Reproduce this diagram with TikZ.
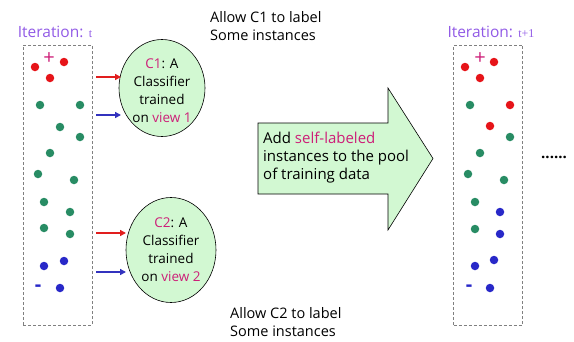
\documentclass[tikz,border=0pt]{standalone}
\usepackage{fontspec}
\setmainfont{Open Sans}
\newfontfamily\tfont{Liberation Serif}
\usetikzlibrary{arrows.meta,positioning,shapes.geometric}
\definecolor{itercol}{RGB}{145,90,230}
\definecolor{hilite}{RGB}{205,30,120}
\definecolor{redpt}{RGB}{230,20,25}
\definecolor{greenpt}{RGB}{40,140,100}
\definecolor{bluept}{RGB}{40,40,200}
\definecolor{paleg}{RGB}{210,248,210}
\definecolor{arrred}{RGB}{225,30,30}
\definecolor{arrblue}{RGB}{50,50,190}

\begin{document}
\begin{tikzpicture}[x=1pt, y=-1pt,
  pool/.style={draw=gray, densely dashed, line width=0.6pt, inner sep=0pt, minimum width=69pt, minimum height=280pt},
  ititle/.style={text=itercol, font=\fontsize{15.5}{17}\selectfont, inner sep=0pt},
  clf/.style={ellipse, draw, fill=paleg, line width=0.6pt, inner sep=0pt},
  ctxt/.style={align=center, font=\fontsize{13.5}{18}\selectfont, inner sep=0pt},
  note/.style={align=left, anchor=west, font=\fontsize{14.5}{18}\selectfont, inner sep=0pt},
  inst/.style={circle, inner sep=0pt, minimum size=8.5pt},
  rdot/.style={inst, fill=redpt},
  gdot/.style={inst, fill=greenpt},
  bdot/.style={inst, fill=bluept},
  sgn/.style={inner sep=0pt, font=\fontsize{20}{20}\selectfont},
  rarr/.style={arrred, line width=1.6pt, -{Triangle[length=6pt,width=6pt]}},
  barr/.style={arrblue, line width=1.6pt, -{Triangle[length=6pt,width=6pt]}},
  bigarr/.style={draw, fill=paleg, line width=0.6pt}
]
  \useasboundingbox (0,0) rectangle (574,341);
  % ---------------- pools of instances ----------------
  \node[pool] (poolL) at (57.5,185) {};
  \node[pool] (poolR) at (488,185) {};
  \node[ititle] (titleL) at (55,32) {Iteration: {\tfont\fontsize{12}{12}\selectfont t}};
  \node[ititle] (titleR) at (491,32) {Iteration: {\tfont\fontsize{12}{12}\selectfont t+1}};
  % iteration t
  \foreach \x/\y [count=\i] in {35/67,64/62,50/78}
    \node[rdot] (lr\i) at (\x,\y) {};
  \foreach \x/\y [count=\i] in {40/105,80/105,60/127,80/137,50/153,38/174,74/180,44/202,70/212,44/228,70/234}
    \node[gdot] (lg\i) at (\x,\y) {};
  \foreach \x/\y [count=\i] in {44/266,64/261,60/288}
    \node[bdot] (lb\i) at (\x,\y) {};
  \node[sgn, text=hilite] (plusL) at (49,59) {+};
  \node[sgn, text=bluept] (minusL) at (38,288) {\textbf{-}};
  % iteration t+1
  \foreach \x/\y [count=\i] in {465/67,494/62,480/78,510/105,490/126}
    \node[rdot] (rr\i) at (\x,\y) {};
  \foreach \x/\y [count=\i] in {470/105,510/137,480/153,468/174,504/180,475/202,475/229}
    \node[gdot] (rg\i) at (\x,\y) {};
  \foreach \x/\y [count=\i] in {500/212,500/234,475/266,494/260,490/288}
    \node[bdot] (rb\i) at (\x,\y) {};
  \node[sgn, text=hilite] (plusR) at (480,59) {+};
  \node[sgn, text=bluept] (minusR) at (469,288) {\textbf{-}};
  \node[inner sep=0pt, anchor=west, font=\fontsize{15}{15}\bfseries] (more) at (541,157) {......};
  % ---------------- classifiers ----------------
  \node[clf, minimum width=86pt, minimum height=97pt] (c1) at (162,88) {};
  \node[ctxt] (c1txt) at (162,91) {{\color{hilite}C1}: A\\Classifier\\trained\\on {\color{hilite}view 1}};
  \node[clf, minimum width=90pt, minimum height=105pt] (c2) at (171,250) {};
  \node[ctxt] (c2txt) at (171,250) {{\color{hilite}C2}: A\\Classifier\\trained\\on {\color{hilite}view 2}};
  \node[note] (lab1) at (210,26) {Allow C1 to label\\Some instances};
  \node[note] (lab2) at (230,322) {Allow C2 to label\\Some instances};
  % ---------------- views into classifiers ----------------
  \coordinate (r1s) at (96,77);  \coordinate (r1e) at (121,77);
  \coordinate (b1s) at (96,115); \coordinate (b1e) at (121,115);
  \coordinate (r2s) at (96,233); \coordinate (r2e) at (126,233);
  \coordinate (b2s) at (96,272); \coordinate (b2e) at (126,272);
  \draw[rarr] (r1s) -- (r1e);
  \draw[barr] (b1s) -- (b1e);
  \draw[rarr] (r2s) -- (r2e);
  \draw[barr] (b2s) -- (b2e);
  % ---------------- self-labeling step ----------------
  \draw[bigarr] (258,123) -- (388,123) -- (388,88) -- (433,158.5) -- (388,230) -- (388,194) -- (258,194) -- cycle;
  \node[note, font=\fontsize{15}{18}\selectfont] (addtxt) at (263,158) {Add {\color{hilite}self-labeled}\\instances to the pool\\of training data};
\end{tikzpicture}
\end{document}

WORK TO COMPLETE: Give back the whole listing as it stands, minus its pictures.

ANSWER TO THE PROBLEM:
Reproduce this diagram with TikZ.
\documentclass[tikz,border=0pt]{standalone}
\usepackage{fontspec}
\setmainfont{Open Sans}
\newfontfamily\tfont{Liberation Serif}
\usetikzlibrary{arrows.meta,positioning,shapes.geometric}
\definecolor{itercol}{RGB}{145,90,230}
\definecolor{hilite}{RGB}{205,30,120}
\definecolor{redpt}{RGB}{230,20,25}
\definecolor{greenpt}{RGB}{40,140,100}
\definecolor{bluept}{RGB}{40,40,200}
\definecolor{paleg}{RGB}{210,248,210}
\definecolor{arrred}{RGB}{225,30,30}
\definecolor{arrblue}{RGB}{50,50,190}

\begin{document}
\begin{tikzpicture}[x=1pt, y=-1pt,
  pool/.style={draw=gray, densely dashed, line width=0.6pt, inner sep=0pt, minimum width=69pt, minimum height=280pt},
  ititle/.style={text=itercol, font=\fontsize{15.5}{17}\selectfont, inner sep=0pt},
  clf/.style={ellipse, draw, fill=paleg, line width=0.6pt, inner sep=0pt},
  ctxt/.style={align=center, font=\fontsize{13.5}{18}\selectfont, inner sep=0pt},
  note/.style={align=left, anchor=west, font=\fontsize{14.5}{18}\selectfont, inner sep=0pt},
  inst/.style={circle, inner sep=0pt, minimum size=8.5pt},
  rdot/.style={inst, fill=redpt},
  gdot/.style={inst, fill=greenpt},
  bdot/.style={inst, fill=bluept},
  sgn/.style={inner sep=0pt, font=\fontsize{20}{20}\selectfont},
  rarr/.style={arrred, line width=1.6pt, -{Triangle[length=6pt,width=6pt]}},
  barr/.style={arrblue, line width=1.6pt, -{Triangle[length=6pt,width=6pt]}},
  bigarr/.style={draw, fill=paleg, line width=0.6pt}
]
  \useasboundingbox (0,0) rectangle (574,341);
  % ---------------- pools of instances ----------------
  \node[pool] (poolL) at (57.5,185) {};
  \node[pool] (poolR) at (488,185) {};
  \node[ititle] (titleL) at (55,32) {Iteration: {\tfont\fontsize{12}{12}\selectfont t}};
  \node[ititle] (titleR) at (491,32) {Iteration: {\tfont\fontsize{12}{12}\selectfont t+1}};
  % iteration t
  \foreach \x/\y [count=\i] in {35/67,64/62,50/78}
    \node[rdot] (lr\i) at (\x,\y) {};
  \foreach \x/\y [count=\i] in {40/105,80/105,60/127,80/137,50/153,38/174,74/180,44/202,70/212,44/228,70/234}
    \node[gdot] (lg\i) at (\x,\y) {};
  \foreach \x/\y [count=\i] in {44/266,64/261,60/288}
    \node[bdot] (lb\i) at (\x,\y) {};
  \node[sgn, text=hilite] (plusL) at (49,59) {+};
  \node[sgn, text=bluept] (minusL) at (38,288) {\textbf{-}};
  % iteration t+1
  \foreach \x/\y [count=\i] in {465/67,494/62,480/78,510/105,490/126}
    \node[rdot] (rr\i) at (\x,\y) {};
  \foreach \x/\y [count=\i] in {470/105,510/137,480/153,468/174,504/180,475/202,475/229}
    \node[gdot] (rg\i) at (\x,\y) {};
  \foreach \x/\y [count=\i] in {500/212,500/234,475/266,494/260,490/288}
    \node[bdot] (rb\i) at (\x,\y) {};
  \node[sgn, text=hilite] (plusR) at (480,59) {+};
  \node[sgn, text=bluept] (minusR) at (469,288) {\textbf{-}};
  \node[inner sep=0pt, anchor=west, font=\fontsize{15}{15}\bfseries] (more) at (541,157) {......};
  % ---------------- classifiers ----------------
  \node[clf, minimum width=86pt, minimum height=97pt] (c1) at (162,88) {};
  \node[ctxt] (c1txt) at (162,91) {{\color{hilite}C1}: A\\Classifier\\trained\\on {\color{hilite}view 1}};
  \node[clf, minimum width=90pt, minimum height=105pt] (c2) at (171,250) {};
  \node[ctxt] (c2txt) at (171,250) {{\color{hilite}C2}: A\\Classifier\\trained\\on {\color{hilite}view 2}};
  \node[note] (lab1) at (210,26) {Allow C1 to label\\Some instances};
  \node[note] (lab2) at (230,322) {Allow C2 to label\\Some instances};
  % ---------------- views into classifiers ----------------
  \coordinate (r1s) at (96,77);  \coordinate (r1e) at (121,77);
  \coordinate (b1s) at (96,115); \coordinate (b1e) at (121,115);
  \coordinate (r2s) at (96,233); \coordinate (r2e) at (126,233);
  \coordinate (b2s) at (96,272); \coordinate (b2e) at (126,272);
  \draw[rarr] (r1s) -- (r1e);
  \draw[barr] (b1s) -- (b1e);
  \draw[rarr] (r2s) -- (r2e);
  \draw[barr] (b2s) -- (b2e);
  % ---------------- self-labeling step ----------------
  \draw[bigarr] (258,123) -- (388,123) -- (388,88) -- (433,158.5) -- (388,230) -- (388,194) -- (258,194) -- cycle;
  \node[note, font=\fontsize{15}{18}\selectfont] (addtxt) at (263,158) {Add {\color{hilite}self-labeled}\\instances to the pool\\of training data};
\end{tikzpicture}
\end{document}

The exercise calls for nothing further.